Is this a case of regionalists already jumping ship or selling out? Only if the already-slippery definition of regionalism is seen as a rigid pledge or a straitjacket, which hasn’t been suggested by any architect. There is no required vow of poverty, chastity, or obedience. So far, no one has been excommunicated from Ghost for taking on corporate clients.

Emergent Vernacular
“I think about a more fragmented way to look at the landscape. There are vestiges of another society apart from the barns, silos, and shotguns, elements more about mobility and part of the reality of what we see and experience around us. RVs, truck trailers and campers are all sources of inspiration, too.”
Marlon Blackwell

 

Or for creating a destination. And what, if not a destination, is the new and exquisite Clyfford Still Museum in Denver, a gambit hyped as a tourist site by destination-obsessed Denver and designed by Brad Cloepfil, a Frampton pupil at Columbia University who established himself as a practitioner of Pacific Northwest regionalism?  Rather than create another billboard for the city, Cloepfil responded with a restrained design at a restrained budget. If the Clyfford Still Museum says anything about regionalist work, it is that it can be purposefully local without aesthetic compromise.

As regional work once thought destined for the interstices surges through the cracks, consider the food analogy. Declining quality, rising cost, and waste alarmed a small core of eco-minded consumers and producers, and spawned the locavore movement. Some three decades later, it has bastions throughout North America and Europe and beyond.
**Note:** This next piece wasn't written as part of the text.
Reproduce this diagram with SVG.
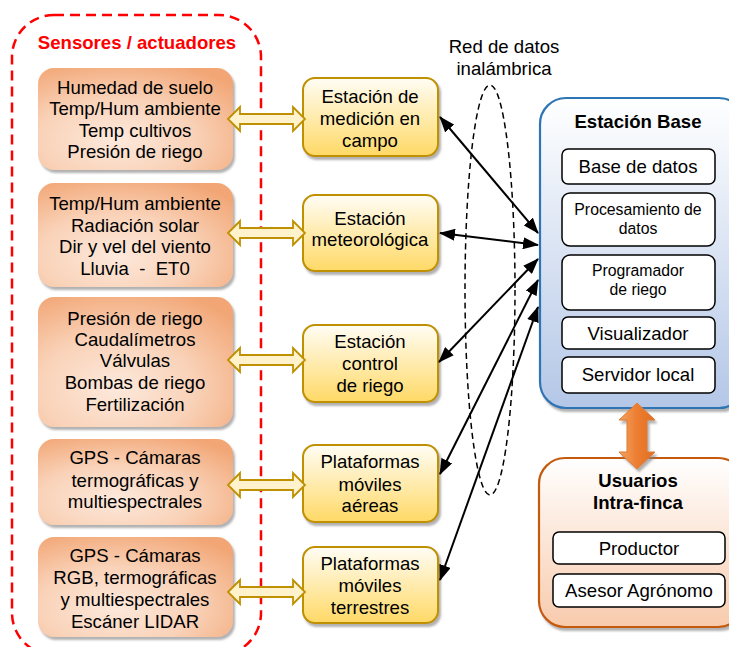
<svg xmlns="http://www.w3.org/2000/svg" width="729" height="647" viewBox="0 0 729 647">
<defs>
<style>
text{font-family:"Liberation Sans",Arial,sans-serif;fill:#000;text-anchor:middle}
.t16{font-size:18.6px}
.t13{font-size:15.8px}
.b{font-weight:bold}
.red{fill:#ff0000}
.sens{fill:url(#gOr);filter:url(#sh)}
.yel{fill:url(#gYe);stroke:#bf9000;stroke-width:2;filter:url(#sh)}
.wbox{fill:#fff;stroke:#000;stroke-width:1.5}
.dar{fill:#fff2cc;stroke:#bf9000;stroke-width:1.8}
.conn{stroke:#000;stroke-width:2;fill:none;marker-start:url(#ah);marker-end:url(#ah)}
</style>
<radialGradient id="gOr" cx="0.4" cy="0.7" r="0.8">
<stop offset="0" stop-color="#fde9dc"/>
<stop offset="0.5" stop-color="#f9d2b8"/>
<stop offset="1" stop-color="#f2a675"/>
</radialGradient>
<linearGradient id="gYe" x1="0" y1="0" x2="0" y2="1">
<stop offset="0" stop-color="#fffdf5"/>
<stop offset="1" stop-color="#ffd966"/>
</linearGradient>
<linearGradient id="gBl" x1="0" y1="0" x2="0" y2="1">
<stop offset="0" stop-color="#ffffff"/>
<stop offset="1" stop-color="#b4c7e7"/>
</linearGradient>
<linearGradient id="gUs" x1="0" y1="0" x2="0" y2="1">
<stop offset="0" stop-color="#ffffff"/>
<stop offset="1" stop-color="#f8cbad"/>
</linearGradient>
<linearGradient id="gArr" x1="0" y1="0" x2="1" y2="0">
<stop offset="0" stop-color="#f4a460"/>
<stop offset="0.5" stop-color="#ed7d31"/>
<stop offset="1" stop-color="#e07020"/>
</linearGradient>
<filter id="sh" x="-10%" y="-10%" width="130%" height="130%">
<feDropShadow dx="2" dy="3" stdDeviation="1" flood-color="#7f7f7f" flood-opacity="0.6"/>
</filter>
<marker id="ah" viewBox="0 0 16 12" refX="15" refY="6" markerWidth="16" markerHeight="12" markerUnits="userSpaceOnUse" orient="auto-start-reverse">
<path d="M0,0 L16,6 L0,12 Z" fill="#000"/>
</marker>
</defs>

<g id="sensores-grupo">
<rect x="12" y="15" width="249" height="640" rx="42" fill="none" stroke="#ff0000" stroke-width="2.5" stroke-dasharray="10 6"/>
<text x="137" y="49" class="t16 b red">Sensores / actuadores</text>
</g>

<g id="sensor1">
<rect x="38" y="68" width="195" height="102" rx="16" class="sens"/>
<text class="t16"><tspan x="135" y="94">Humedad de suelo</tspan><tspan x="135" y="115">Temp/Hum ambiente</tspan><tspan x="135" y="137">Temp cultivos</tspan><tspan x="135" y="158">Presión de riego</tspan></text>
</g>
<g id="sensor2">
<rect x="38" y="183" width="195" height="104" rx="16" class="sens"/>
<text class="t16" xml:space="preserve"><tspan x="135" y="210">Temp/Hum ambiente</tspan><tspan x="135" y="232">Radiación solar</tspan><tspan x="135" y="253">Dir y vel del viento</tspan><tspan x="135" y="275">Lluvia  -  ET0</tspan></text>
</g>
<g id="sensor3">
<rect x="38" y="297" width="195" height="130" rx="16" class="sens"/>
<text class="t16"><tspan x="135" y="325">Presión de riego</tspan><tspan x="135" y="346">Caudalímetros</tspan><tspan x="135" y="367">Válvulas</tspan><tspan x="135" y="389">Bombas de riego</tspan><tspan x="135" y="411">Fertilización</tspan></text>
</g>
<g id="sensor4">
<rect x="38" y="439" width="195" height="86" rx="16" class="sens"/>
<text class="t16"><tspan x="135" y="464">GPS - Cámaras</tspan><tspan x="135" y="487">termográficas y</tspan><tspan x="135" y="508">multiespectrales</tspan></text>
</g>
<g id="sensor5">
<rect x="38" y="537" width="195" height="100" rx="16" class="sens"/>
<text class="t16"><tspan x="135" y="562">GPS - Cámaras</tspan><tspan x="135" y="584">RGB, termográficas</tspan><tspan x="135" y="606">y multiespectrales</tspan><tspan x="135" y="628">Escáner LIDAR</tspan></text>
</g>

<g id="estacion-medicion">
<rect x="303" y="78" width="135" height="78" rx="12" class="yel"/>
<text class="t16"><tspan x="370" y="103">Estación de</tspan><tspan x="370" y="125">medición en</tspan><tspan x="370" y="147">campo</tspan></text>
</g>
<g id="estacion-meteo">
<rect x="303" y="195" width="135" height="76" rx="12" class="yel"/>
<text class="t16"><tspan x="370" y="225">Estación</tspan><tspan x="370" y="246">meteorológica</tspan></text>
</g>
<g id="estacion-control">
<rect x="303" y="325" width="135" height="77" rx="12" class="yel"/>
<text class="t16"><tspan x="370" y="348">Estación</tspan><tspan x="370" y="370">control</tspan><tspan x="370" y="392">de riego</tspan></text>
</g>
<g id="plataformas-aereas">
<rect x="303" y="445" width="135" height="77" rx="12" class="yel"/>
<text class="t16"><tspan x="370" y="468">Plataformas</tspan><tspan x="370" y="491">móviles</tspan><tspan x="370" y="512">aéreas</tspan></text>
</g>
<g id="plataformas-terrestres">
<rect x="303" y="547" width="135" height="76" rx="12" class="yel"/>
<text class="t16"><tspan x="370" y="570">Plataformas</tspan><tspan x="370" y="592">móviles</tspan><tspan x="370" y="614">terrestres</tspan></text>
</g>

<g id="red-datos">
<text class="t16"><tspan x="504" y="53">Red de datos</tspan><tspan x="504" y="75">inalámbrica</tspan></text>
<ellipse cx="490" cy="290" rx="25" ry="205" fill="none" stroke="#000" stroke-width="1.5" stroke-dasharray="6 4"/>
</g>

<g id="estacion-base">
<rect x="540" y="98" width="205" height="310" rx="26" fill="url(#gBl)" stroke="#2e75b6" stroke-width="2.2" filter="url(#sh)"/>
<text x="638" y="128" class="t16 b">Estación Base</text>
<rect x="562" y="149" width="153" height="35" rx="6" class="wbox"/>
<text x="638" y="173" class="t16">Base de datos</text>
<rect x="562" y="193" width="153" height="53" rx="8" class="wbox"/>
<text class="t13"><tspan x="638" y="215">Procesamiento de</tspan><tspan x="638" y="234">datos</tspan></text>
<rect x="562" y="255" width="153" height="55" rx="8" class="wbox"/>
<text class="t13"><tspan x="638" y="276">Programador</tspan><tspan x="638" y="295">de riego</tspan></text>
<rect x="562" y="317" width="153" height="32" rx="6" class="wbox"/>
<text x="638" y="340" class="t16">Visualizador</text>
<rect x="562" y="357" width="153" height="36" rx="6" class="wbox"/>
<text x="638" y="381" class="t16">Servidor local</text>
</g>

<g id="usuarios">
<rect x="539" y="458" width="205" height="169" rx="26" fill="url(#gUs)" stroke="#c55a11" stroke-width="2.2" filter="url(#sh)"/>
<text class="t16 b"><tspan x="638" y="487">Usuarios</tspan><tspan x="638" y="509">Intra-finca</tspan></text>
<rect x="553" y="532" width="172" height="32" rx="6" class="wbox"/>
<text x="639" y="555" class="t16">Productor</text>
<rect x="553" y="574" width="172" height="33" rx="6" class="wbox"/>
<text x="639" y="597" class="t16">Asesor Agrónomo</text>
</g>

<g id="conectores">
<path class="dar" d="M228,119 L240,107 L240,114 L293,114 L293,107 L305,119 L293,131 L293,124 L240,124 L240,131 Z"/>
<path class="dar" d="M228,233 L240,221 L240,228 L293,228 L293,221 L305,233 L293,245 L293,238 L240,238 L240,245 Z"/>
<path class="dar" d="M228,360 L240,348 L240,355 L293,355 L293,348 L305,360 L293,372 L293,365 L240,365 L240,372 Z"/>
<path class="dar" d="M228,485 L240,473 L240,480 L293,480 L293,473 L305,485 L293,497 L293,490 L240,490 L240,497 Z"/>
<path class="dar" d="M228,592 L240,580 L240,587 L293,587 L293,580 L305,592 L293,604 L293,597 L240,597 L240,604 Z"/>
<line class="conn" x1="440" y1="117" x2="538" y2="233"/>
<line class="conn" x1="440" y1="233" x2="538" y2="245"/>
<line class="conn" x1="439" y1="362" x2="538" y2="259"/>
<line class="conn" x1="440" y1="474" x2="538" y2="280"/>
<line class="conn" x1="440" y1="580" x2="538" y2="307"/>
<path d="M637,403 L655,420 L647,420 L647,452 L655,452 L637,469 L619,452 L627,452 L627,420 L619,420 Z" fill="url(#gArr)" stroke="#e07a30" stroke-width="1" filter="url(#sh)"/>
</g>
</svg>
Restaurants and producers have lifted local economies, which continue to grow, benefiting everyone from architects to sommeliers (and throwing off profitable vernacular subsections).

With architecture, as with food, the challenge is to move beyond the elite clients, and into the regionalists’ heartland, where the vernaculars of poor nutrition and cheap generic construction meet at the strip mall and sprawl outward.